Born into the House of Metternich in 1773, the son of a diplomat, Metternich received a good education at the universities of Strasbourg and Mainz. He was of help during the coronation of Francis II in 1792 and that of his predecessor, Leopold II, in 1790. After a brief trip to England, Metternich was named as the Austrian ambassador to the Netherlands, a short-lived post, since the country was brought under French control the next year. He married his first wife, Eleonore von Kaunitz, in 1795, which aided his entry into Viennese society. Despite having numerous affairs, he was devastated by her death in 1825. He would later remarry, wedding Baroness Antoinette Leykam in 1827 and, after her death in 1829, Countess Melanie Zichy-Ferraris in 1831. She would predecease him by five years. Before taking office as Foreign Minister, Metternich held numerous smaller posts, including ambassadorial roles in the Kingdom of Saxony, the Kingdom of Prussia and Napoleonic France. One of Metternich’s sons, Richard von Metternich, was also a successful diplomat; many of Metternich’s twelve other acknowledged children predeceased him. A traditional conservative, Metternich was keen to maintain the balance of power, in particular by resisting Russian territorial ambitions in Central Europe and lands belonging to the Ottoman Empire. He disliked liberalism and worked to prevent the breakup of the Austrian empire, for example, by crushing nationalist revolts in Austrian north Italy and the German states. At home, he pursued a similar policy, using censorship and a wide ranging spy network to suppress unrest.
Metternich has been both praised and heavily criticised for the policies he pursued.

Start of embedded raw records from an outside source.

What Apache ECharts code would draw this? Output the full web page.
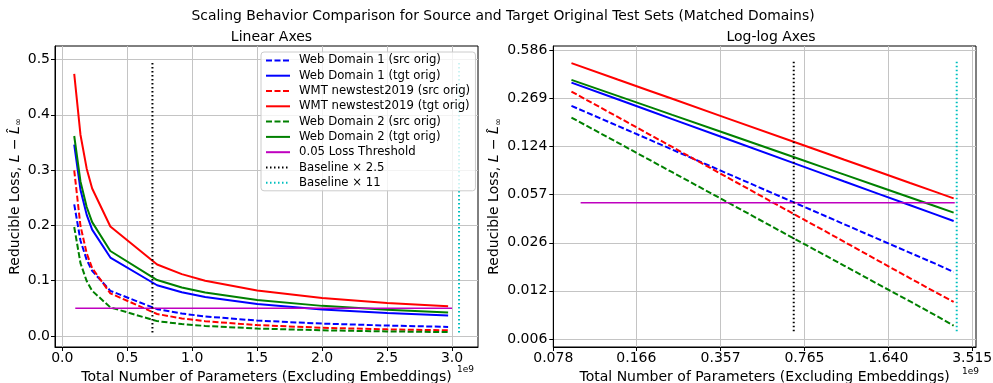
<!DOCTYPE html>
<html><head><meta charset="utf-8">
<script src="https://cdn.jsdelivr.net/npm/echarts@6/dist/echarts.min.js"></script>
<style>html,body{margin:0;padding:0;background:#fff}#c{width:993px;height:383px}</style>
</head><body><div id="c"></div>
<script>
// model sizes (x, in units of 1e9 parameters)
const params = [0.092, 0.14, 0.188, 0.23, 0.37, 0.73, 0.92, 1.1, 1.5, 2.0, 2.5, 2.97];
// reducible loss values
const web1Src = [0.238, 0.1726, 0.1375, 0.1177, 0.0816, 0.0484, 0.0405, 0.0353, 0.0278, 0.0223, 0.0188, 0.0164];
const web1Tgt = [0.346, 0.2646, 0.2190, 0.1924, 0.1418, 0.0917, 0.0790, 0.0704, 0.0577, 0.0480, 0.0416, 0.0372];
const wmtSrc  = [0.2996, 0.1992, 0.1494, 0.1227, 0.0771, 0.0397, 0.0317, 0.0266, 0.0196, 0.0148, 0.0119, 0.0101];
const wmtTgt  = [0.474, 0.364, 0.3026, 0.2667, 0.1979, 0.1292, 0.1118, 0.0999, 0.0823, 0.0687, 0.0598, 0.0536];
const web2Src = [0.197, 0.1318, 0.0992, 0.0817, 0.0517, 0.0268, 0.0215, 0.0181, 0.0134, 0.0102, 0.0082, 0.0069];
const web2Tgt = [0.3617, 0.2796, 0.2332, 0.2059, 0.1537, 0.1011, 0.0877, 0.0786, 0.0649, 0.0544, 0.0474, 0.0426];
// threshold line
const thresholdX = [0.1, 3.0];
const thresholdY = [0.05, 0.05];
// baseline vertical lines
const baseline25X = [0.694, 0.694];
const baseline11X = [3.054, 3.054];
const vlineY = [0.0063, 0.497];
// tick labels
const linXTicks = [0, 0.5, 1.0, 1.5, 2.0, 2.5, 3.0];
const linYTicks = [0, 0.1, 0.2, 0.3, 0.4, 0.5];
const logXTickValues = [0.078, 0.166, 0.357, 0.765, 1.640, 3.515];
const logXTickLabels = ['0.078', '0.166', '0.357', '0.765', '1.640', '3.515'];
const logYTickValues = [0.5855, 0.2694, 0.1240, 0.0570, 0.0262, 0.0121, 0.00556];
const logYTickLabels = ['0.586', '0.269', '0.124', '0.057', '0.026', '0.012', '0.006'];

const FONT = 'DejaVu Sans';
const DASH = [6, 2.5];
const DOT = [1.5, 2.5];
const zip = (xs, ys) => xs.map((x, i) => [x, ys[i]]);

const curves = [
  {name: 'Web Domain 1 (src orig)', ys: web1Src, color: '#0000ff', type: DASH},
  {name: 'Web Domain 1 (tgt orig)', ys: web1Tgt, color: '#0000ff', type: 'solid'},
  {name: 'WMT newstest2019 (src orig)', ys: wmtSrc, color: '#ff0000', type: DASH},
  {name: 'WMT newstest2019 (tgt orig)', ys: wmtTgt, color: '#ff0000', type: 'solid'},
  {name: 'Web Domain 2 (src orig)', ys: web2Src, color: '#008000', type: DASH},
  {name: 'Web Domain 2 (tgt orig)', ys: web2Tgt, color: '#008000', type: 'solid'}
];

const series = [];
[0, 1].forEach(g => {
  curves.forEach(c => series.push({
    name: c.name, type: 'line', xAxisIndex: g, yAxisIndex: g,
    data: zip(params, c.ys), symbol: 'none', showSymbol: false,
    lineStyle: {color: c.color, width: 2, type: c.type}, itemStyle: {color: c.color},
    z: 3
  }));
  series.push({
    name: '0.05 Loss Threshold', type: 'line', xAxisIndex: g, yAxisIndex: g,
    data: zip(thresholdX, thresholdY), symbol: 'none',
    lineStyle: {color: '#bf00bf', width: 1.5}, itemStyle: {color: '#bf00bf'}, z: 3
  });
  series.push({
    name: 'Baseline × 2.5', type: 'line', xAxisIndex: g, yAxisIndex: g,
    data: zip(baseline25X, vlineY), symbol: 'none',
    lineStyle: {color: '#000000', width: 2, type: DOT}, itemStyle: {color: '#000000'}, z: 3
  });
  series.push({
    name: 'Baseline × 11', type: 'line', xAxisIndex: g, yAxisIndex: g,
    data: zip(baseline11X, vlineY), symbol: 'none',
    lineStyle: {color: '#00bfbf', width: 2, type: DOT}, itemStyle: {color: '#00bfbf'}, z: 3
  });
});

const axisLabelStyle = {color: '#000', fontFamily: FONT, fontSize: 14};
const nameStyle = {color: '#000', fontFamily: FONT, fontSize: 14};
const gridLine = {show: true, lineStyle: {color: '#c4c4c4', width: 1}};
const tick = {show: true, length: 4, lineStyle: {color: '#000'}};
const yName = '{t|Reducible Loss, }{i|L}{t| − }{i|L̂}{s|∞}';
const yNameRich = {
  t: {fontFamily: FONT, fontSize: 14, color: '#000'},
  i: {fontFamily: FONT, fontSize: 14, fontStyle: 'italic', color: '#000'},
  s: {fontFamily: FONT, fontSize: 9.5, color: '#000', padding: [7, 0, 0, 0]}
};
const nearestLabel = (vals, labels) => v => {
  let bi = 0, bd = Infinity;
  vals.forEach((t, i) => { const d = Math.abs(Math.log(t) - Math.log(v)); if (d < bd) { bd = d; bi = i; } });
  return labels[bi];
};

const option = {
  animation: false,
  backgroundColor: '#fff',
  textStyle: {fontFamily: FONT},
  title: [
    {text: 'Scaling Behavior Comparison for Source and Target Original Test Sets (Matched Domains)',
     left: 498, top: 4, textAlign: 'center', textStyle: {fontFamily: FONT, fontSize: 13.9, fontWeight: 'normal', color: '#000'}},
    {text: 'Linear Axes', left: 266.5, top: 25, textAlign: 'center',
     textStyle: {fontFamily: FONT, fontSize: 14, fontWeight: 'normal', color: '#000'}},
    {text: 'Log-log Axes', left: 766, top: 25, textAlign: 'center',
     textStyle: {fontFamily: FONT, fontSize: 14, fontWeight: 'normal', color: '#000'}}
  ],
  legend: {
    orient: 'vertical', left: 261, top: 52,
    itemWidth: 24, itemHeight: 14, itemGap: 3.3,
    padding: [2.4, 5.3, 2, 4],
    itemStyle: {opacity: 0},
    backgroundColor: 'rgba(255,255,255,0.8)', borderColor: '#cccccc', borderWidth: 1, borderRadius: 3,
    textStyle: {fontFamily: FONT, fontSize: 11.7, color: '#000', padding: [0, 0, 0, 4]},
    data: ['Web Domain 1 (src orig)', 'Web Domain 1 (tgt orig)', 'WMT newstest2019 (src orig)',
           'WMT newstest2019 (tgt orig)', 'Web Domain 2 (src orig)', 'Web Domain 2 (tgt orig)',
           '0.05 Loss Threshold', 'Baseline × 2.5', 'Baseline × 11'],
    selectedMode: false
  },
  grid: [
    {left: 55, top: 46, width: 423, height: 301, outerBoundsMode: 'none', containLabel: false,
     show: true, borderColor: '#000', borderWidth: 1, backgroundColor: 'transparent'},
    {left: 553.3, top: 46, width: 422.7, height: 301, outerBoundsMode: 'none', containLabel: false,
     show: true, borderColor: '#000', borderWidth: 1, backgroundColor: 'transparent'}
  ],
  xAxis: [
    {type: 'value', gridIndex: 0, min: -0.056, max: 3.2,
     axisLine: {show: true, onZero: false, lineStyle: {color: '#000'}},
     axisTick: Object.assign({customValues: linXTicks}, tick),
     axisLabel: Object.assign({customValues: linXTicks, formatter: v => v.toFixed(1), margin: 4}, axisLabelStyle),
     splitLine: gridLine,
     name: 'Total Number of Parameters (Excluding Embeddings)', nameLocation: 'middle', nameGap: 20.5, nameTextStyle: nameStyle},
    {type: 'log', gridIndex: 1, min: 0.078, max: 3.639,
     axisLine: {show: true, onZero: false, lineStyle: {color: '#000'}},
     axisTick: Object.assign({customValues: logXTickValues}, tick),
     axisLabel: Object.assign({customValues: logXTickValues, margin: 4,
       formatter: nearestLabel(logXTickValues, logXTickLabels)}, axisLabelStyle),
     splitLine: gridLine, minorTick: {show: false}, minorSplitLine: {show: false},
     name: 'Total Number of Parameters (Excluding Embeddings)', nameLocation: 'middle', nameGap: 20.5, nameTextStyle: nameStyle}
  ],
  yAxis: [
    {type: 'value', gridIndex: 0, min: -0.02, max: 0.5245,
     axisLine: {show: true, onZero: false, lineStyle: {color: '#000'}},
     axisTick: Object.assign({customValues: linYTicks}, tick),
     axisLabel: Object.assign({customValues: linYTicks, formatter: v => v.toFixed(1), margin: 5}, axisLabelStyle),
     splitLine: gridLine,
     name: yName, nameLocation: 'middle', nameGap: 28, nameRotate: 90, nameTextStyle: Object.assign({rich: yNameRich}, nameStyle)},
    {type: 'log', gridIndex: 1, min: 0.00489, max: 0.6245,
     axisLine: {show: true, onZero: false, lineStyle: {color: '#000'}},
     axisTick: Object.assign({customValues: logYTickValues}, tick),
     axisLabel: Object.assign({customValues: logYTickValues, margin: 6,
       formatter: nearestLabel(logYTickValues, logYTickLabels)}, axisLabelStyle),
     splitLine: gridLine, minorTick: {show: false}, minorSplitLine: {show: false},
     name: yName, nameLocation: 'middle', nameGap: 46, nameRotate: 90, nameTextStyle: Object.assign({rich: yNameRich}, nameStyle)}
  ],
  graphic: [
    {type: 'text', left: 457, top: 365, style: {text: '1e9', fontFamily: FONT, fontSize: 9, fill: '#000'}},
    {type: 'text', left: 962, top: 367, style: {text: '1e9', fontFamily: FONT, fontSize: 9, fill: '#000'}}
  ],
  series: series
};
const chart = echarts.init(document.getElementById('c'), null, {renderer: 'canvas'});
chart.setOption(option);
</script>
</body></html>
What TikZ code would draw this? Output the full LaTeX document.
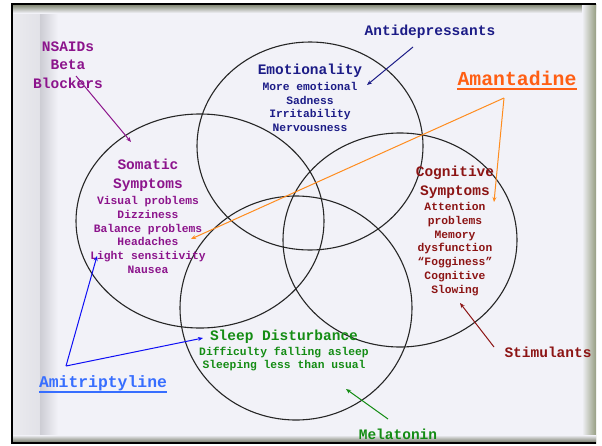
\documentclass[tikz,border=0pt]{standalone}
\usepackage{fontspec}
\setmonofont{Liberation Mono}
\usepackage{tikz}
\usetikzlibrary{arrows.meta,positioning}

\definecolor{pagebg}{RGB}{242,242,248}
\definecolor{curlgray}{RGB}{226,226,232}
\definecolor{foldgray}{RGB}{205,205,212}
\definecolor{olive}{RGB}{150,158,130}
\definecolor{emonavy}{RGB}{28,28,135}
\definecolor{somapurple}{RGB}{140,20,140}
\definecolor{cogred}{RGB}{140,20,20}
\definecolor{sleepgreen}{RGB}{20,140,20}
\definecolor{amantorange}{RGB}{255,95,20}
\definecolor{amantline}{RGB}{255,140,30}
\definecolor{amitblue}{RGB}{55,110,255}
\definecolor{amitline}{RGB}{15,15,245}

\tikzset{
  head/.style={font=\ttfamily\bfseries\fontsize{14.5}{18.5}\selectfont, align=center, inner sep=0pt},
  body/.style={font=\ttfamily\bfseries\fontsize{11.3}{13.9}\selectfont, align=center, inner sep=0pt},
  ring/.style={black!85, line width=1.1pt},
  drug/.style={line width=1pt, -{Stealth[length=5pt,width=4pt]}},
}

\begin{document}
\begin{tikzpicture}[x=1pt,y=-1pt]
    \useasboundingbox (0,0) rectangle (602,445);

    % page
    \fill[white] (0,0) rectangle (602,445);
    \fill[pagebg] (12,4) rectangle (596,443);
    \shade[left color=curlgray!70!white, right color=curlgray] (12,4) rectangle (40,443);
    \shade[left color=foldgray, right color=pagebg] (40,4) rectangle (58,443);
    \shade[top color=olive!80!black, bottom color=pagebg] (12,4) rectangle (596,13);
    \shade[left color=pagebg, right color=olive] (582,4) rectangle (596,443);
    \shade[top color=pagebg, bottom color=olive!70!black] (12,435) rectangle (596,443);
    \draw[line width=2.5pt] (596,4) -- (12,4) -- (12,443) -- (596,443);

    % the four rings
    \draw[ring] (310,146) ellipse [x radius=113pt, y radius=104pt];
    \draw[ring] (200,221) ellipse [x radius=124pt, y radius=107pt];
    \draw[ring] (400,240) ellipse [x radius=117pt, y radius=107pt];
    \draw[ring] (296,308) ellipse [x radius=116pt, y radius=112pt];

    % symptom groups
    \node[head, emonavy] (emo) at (310,71) {Emotionality};
    \node[body, emonavy] (emolist) at (310,107) {More emotional\\Sadness\\Irritability\\Nervousness};

    \node[head, somapurple] (soma) at (148,175) {Somatic\\Symptoms};
    \node[body, somapurple] (somalist) at (148,235) {Visual problems\\Dizziness\\Balance problems\\Headaches\\Light sensitivity\\Nausea};

    \node[head, cogred] (cog) at (455,182) {Cognitive\\Symptoms};
    \node[body, cogred] (coglist) at (455,249) {Attention\\problems\\Memory\\dysfunction\\“Fogginess”\\Cognitive\\Slowing};

    \node[head, sleepgreen] (sleep) at (284,337) {Sleep Disturbance};
    \node[body, sleepgreen] (sleeplist) at (284,359) {Difficulty falling asleep\\Sleeping less than usual};

    % treatments
    \node[head, somapurple] (nsaid) at (68,65) {NSAIDs\\Beta\\Blockers};
    \node[head, emonavy] (anti) at (430,32) {Antidepressants};
    \node[head, amantorange, font=\ttfamily\bfseries\fontsize{19.8}{22}\selectfont] (amant) at (517,78) {Amantadine};
    \node[head, cogred] (stim) at (548,352) {Stimulants};
    \node[head, sleepgreen] (mela) at (398,434) {Melatonin};
    \node[head, amitblue, font=\ttfamily\bfseries\fontsize{16.4}{18}\selectfont] (amit) at (103,383) {Amitriptyline};

    \draw[amantorange, line width=1.6pt] ([yshift=-4pt]amant.base west) -- ([yshift=-4pt]amant.base east);
    \draw[amitblue, line width=1.6pt] ([yshift=-4.5pt]amit.base west) -- ([yshift=-4.5pt]amit.base east);

    % arrow ends
    \coordinate (nsaidTail) at (76,76);
    \coordinate (nsaidTip) at (131,142);
    \coordinate (antiTail) at (413,47);
    \coordinate (antiTip) at (367,85);
    \coordinate (amantTail) at (504,98);
    \coordinate (amantTipA) at (191,239);
    \coordinate (amantTipB) at (494,202);
    \coordinate (amitTail) at (66,366);
    \coordinate (amitTipA) at (97,256);
    \coordinate (amitTipB) at (203,338);
    \coordinate (stimTail) at (494,347);
    \coordinate (stimTip) at (460,303);
    \coordinate (melaTail) at (388,419);
    \coordinate (melaTip) at (346,389);

    \draw[drug, somapurple] (nsaidTail) -- (nsaidTip);
    \draw[drug, emonavy] (antiTail) -- (antiTip);
    \draw[drug, amantline] (amantTail) -- (amantTipA);
    \draw[drug, amantline] (amantTail) -- (amantTipB);
    \draw[drug, amitline] (amitTail) -- (amitTipA);
    \draw[drug, amitline] (amitTail) -- (amitTipB);
    \draw[drug, cogred] (stimTail) -- (stimTip);
    \draw[drug, sleepgreen] (melaTail) -- (melaTip);
\end{tikzpicture}
\end{document}
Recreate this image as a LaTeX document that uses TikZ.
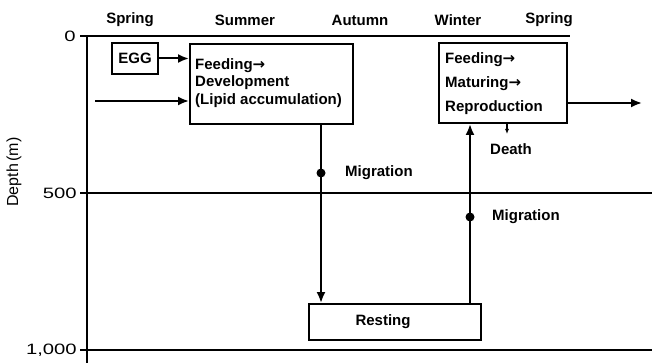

His supporters point out that he presided over the “Age of Metternich”, when international diplomacy helped prevent major wars in Europe. His qualities as a diplomat are commended, some noting that his achievements were considerable in light of the weakness of his negotiating position. His decision to oppose Russian imperialism is seen as a good one. His detractors describe him as a boor who stuck to ill-thought-out, conservative principles out of vanity and a sense of infallibility. They argue he could have done much to secure Austria’s future; instead, his 1817 proposals for administrative reform were largely rejected, and his opposition to German nationalism is blamed for Germany’s unification under Prussia and not Austria. Other historians have argued that he had far less power than this view suggests and that his policies were only exercised when they were in accord with the views of Austria’s Habsburg monarchy.